DEM Parti Şanlıurfa Milletvekili Ferit Şenyaşar, görüşülen 2024 yılı bütçesinin halka ait bir bütçe olmadığını, bunu da herkesin bildiğini söyledi.
Doğu Anadolu Projesi (DAP) ve Güneydoğu Anadolu Projesi'nin (GAP) bölgeye hiçbir etkisinin olmadığını, belirlenen hedefe ulaşamadığını ifade eden Şenyaşar, "Bu projelerin yürütüldüğü iller TÜİK verilerine göre geliri en az olan illerdir. Sanayi verileri incelendiğinde çalışanların yüzde 70’i mikro ya da küçük ölçekli sanayilerde çalışmaktadır. Bölgede büyük ölçekli sanayi neredeyse yoktur. Bahsettiğiniz kalkınma ne istihdamda ne tarımda ne de üretimde başarıya ulaşmıştır." dedi.
DEM Parti İzmir Milletvekili İbrahim Akın, bölge kalkınma idarelerinin amacına uygun projelerle anılması gerekirken kendisine ayrılan kaynağı çevresindeki şirketlere, sivil toplum kuruluşlarına ve iktidar belediyelerinin faaliyetlerine aktardığını ileri sürdü.
DEM Parti Siirt Milletvekili Sabahat Erdoğan Sarıtaş, Türkiye ekonomisinin büyük bölümünü KOBİ'lerin oluşturduğunu, bu işletmelerin ekonomik büyümeyi sağlamak, istihdam ortamı yaratmak ve rekabeti sağlamak gibi önemli görevler üstlendiğini hatırlattı.
KOBİ'lerin ülke ekonomisine çok önemli katkılarının olmasına rağmen bünyesinde bazı temel problemleri barındırdığını ifade eden Sarıtaş, "Uzman personel eksikliği, sermaye yetersizliği, kurumsallaşmadan yoksun olması ve yönetimsel sorunlar bunlardan bazılarıdır. En önemlisi ise finansman sorunudur ve bu nedenle birçok KOBİ faaliyetlerinin devamı konusunda sıkıntılar yaşamaktadır. Tüm olumsuz faktörler bir araya geldiğinde KOBİ'lerin ekonomik sistem içinde hareket kabiliyetleri azalmakta, yaşam süreleri kısalmaktadır." dedi.
DEM Parti Hakkari Milletvekili Öznur Bartin, iktidara göre her şeyin güllük gülistanlık olduğunu, hayale kapılanların kendilerinin de buna inanmalarını beklediğini söyledi.

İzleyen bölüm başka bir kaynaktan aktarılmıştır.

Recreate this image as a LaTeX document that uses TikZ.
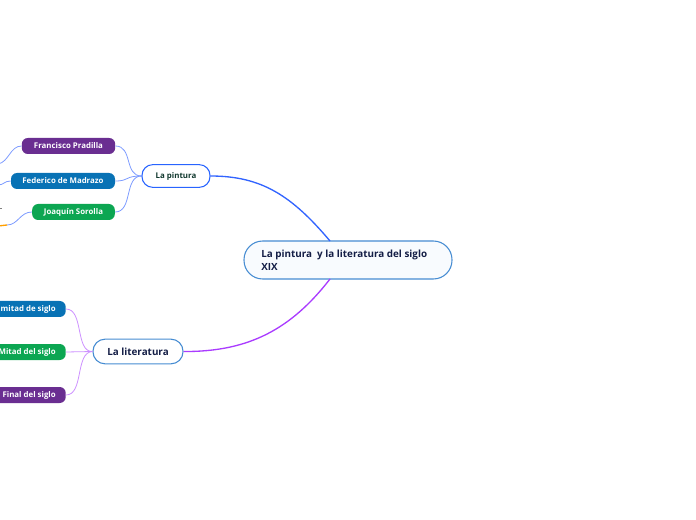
\documentclass[tikz,border=0pt]{standalone}
\usepackage{fontspec}
\setmainfont{Open Sans}
\definecolor{cpurple}{RGB}{106,46,145}
\definecolor{cblue}{RGB}{8,114,181}
\definecolor{cgreen}{RGB}{12,166,82}
\definecolor{lnpint}{RGB}{125,155,255}
\definecolor{lnmainp}{RGB}{50,100,255}
\definecolor{lnmainl}{RGB}{170,60,255}
\definecolor{lnlit}{RGB}{205,145,255}
\definecolor{mainborder}{RGB}{70,140,210}
\definecolor{pintborder}{RGB}{40,100,255}
\definecolor{navytext}{RGB}{20,30,70}
\definecolor{greentext}{RGB}{15,55,45}
\definecolor{corange}{RGB}{255,160,0}
\begin{document}
\begin{tikzpicture}[x=0.75pt,y=-0.75pt,
  child/.style={rounded corners=4.5pt, text=white, font=\bfseries\fontsize{5.9}{7}\selectfont,
     minimum height=12pt, inner sep=0pt, align=center},
  topic/.style={draw, line width=0.8pt, fill=white, rounded corners=9pt, inner sep=0pt},
  mainline/.style={line width=1pt},
  subline/.style={line width=0.6pt}]
\useasboundingbox (0,0) rectangle (696,520);
\clip (0,0) rectangle (696,520);
% main topic
\node[topic, draw=mainborder, fill={rgb,255:red,248;green,251;blue,254}, rounded corners=14pt,
      minimum width=156pt, minimum height=28.5pt] (main) at (348,260) {};
\node[anchor=west, align=left, text=navytext, font=\bfseries\fontsize{7.4}{9.8}\selectfont, inner sep=0pt]
      (maintext) at (261,260.5) {La pintura\ \ y la literatura del siglo\\XIX};
% second level
\node[topic, draw=pintborder, minimum width=51pt, minimum height=17pt, rounded corners=8pt,
      text=greentext, font=\bfseries\fontsize{5.9}{7}\selectfont] (pint) at (176,176) {La pintura};
\node[topic, draw=mainborder, minimum width=67.5pt, minimum height=18.5pt, rounded corners=9pt,
      text=navytext, font=\bfseries\fontsize{7.4}{9}\selectfont] (lit) at (138,351.5) {La literatura};
% pintura children
\node[child, fill=cpurple, minimum width=70pt] (fran) at (68.5,146) {Francisco Pradilla};
\node[child, fill=cblue, minimum width=78pt] (fede) at (63,181) {Federico de Madrazo};
\node[child, fill=cgreen, minimum width=62pt] (joaq) at (73.5,212) {Joaquín Sorolla};
% literatura children
\node[child, fill=cblue, anchor=east, inner xsep=7.5pt] (prim) at (66,309) {mitad de siglo};
\node[child, fill=cgreen, anchor=east, inner xsep=7.5pt] (mitad) at (66,352) {Mitad del siglo};
\node[child, fill=cpurple, anchor=east, inner xsep=7.5pt] (final) at (66,395) {Final del siglo};
% off-canvas ends
\coordinate (franoff) at (-2,164);
\coordinate (fedeoff) at (-2,185);
\coordinate (joaqoff) at (7,225);
\coordinate (orangeA) at (-2,226);
\coordinate (grayA) at (-2,208);
\coordinate (grayB) at (2,208);
% main connectors
\draw[mainline, lnmainp] (330,241) .. controls (292,196) and (262,176) .. (pint.east);
\draw[mainline, lnmainl] (330,279) .. controls (292,328) and (250,352) .. (lit.east);
% pintura children connectors
\draw[subline, lnpint] (pint.west) .. controls (124,176) and (133,146) .. (fran.east);
\draw[subline, lnpint] (pint.west) .. controls (124,176) and (130,181) .. (fede.east);
\draw[subline, lnpint] (pint.west) .. controls (124,176) and (133,212) .. (joaq.east);
% literatura children connectors
\draw[subline, lnlit] (lit.west) .. controls (75,352) and (84,309) .. (prim.east);
\draw[subline, lnlit] (lit.west) -- (mitad.east);
\draw[subline, lnlit] (lit.west) .. controls (75,352) and (84,395) .. (final.east);
% stubs to off-canvas nodes
\draw[subline, lnpint] (fran.west) .. controls (10,146) and (9,162) .. (franoff);
\draw[subline, lnpint] (fede.west) .. controls (4,181) and (4,185) .. (fedeoff);
\draw[subline, lnpint] (joaq.west) .. controls (20,212) and (18,225) .. (joaqoff);
\draw[line width=1pt, corange] (orangeA) -- (joaqoff);
\draw[subline, gray] (grayA) -- (grayB);
\end{tikzpicture}
\end{document}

Sanayide dönüşümü hala sağlayamamış bir Türkiye'nin olduğunu ileri süren Bartin, "Sanayi dönüşümü hala sağlanmış değil. İktidarın sanayi politikası çağ dışı olduğu gibi teknolojik üretimde de dijital çağ ile uyum içinde değiliz." ifadelerini kullandı.
DEM Parti İzmir Milletvekili Burcugül Çubuk ise TÜİK verilerine göre Türkiye'den Avrupa ülkelerine yönelik göçün yüzde 62 oranında arttığını, bunun çoğunluğunu da gençlerin oluşturduğunu öne sürdü.
Yapılan bir araştırmaya göre, AK Parti'ye oy verenlerin büyük çoğunluğunun yurt dışında yaşamak istediğini belirttiğini iddia eden Çubuk, "Tüm meslek grupları, mesleğini yapabilmek için yurt dışına gidiyor, gitmek zorunda kalıyor. Gençler daha fazla kazanmak için değil bilim üretebilecekleri yerlere gidiyor." diye konuştu.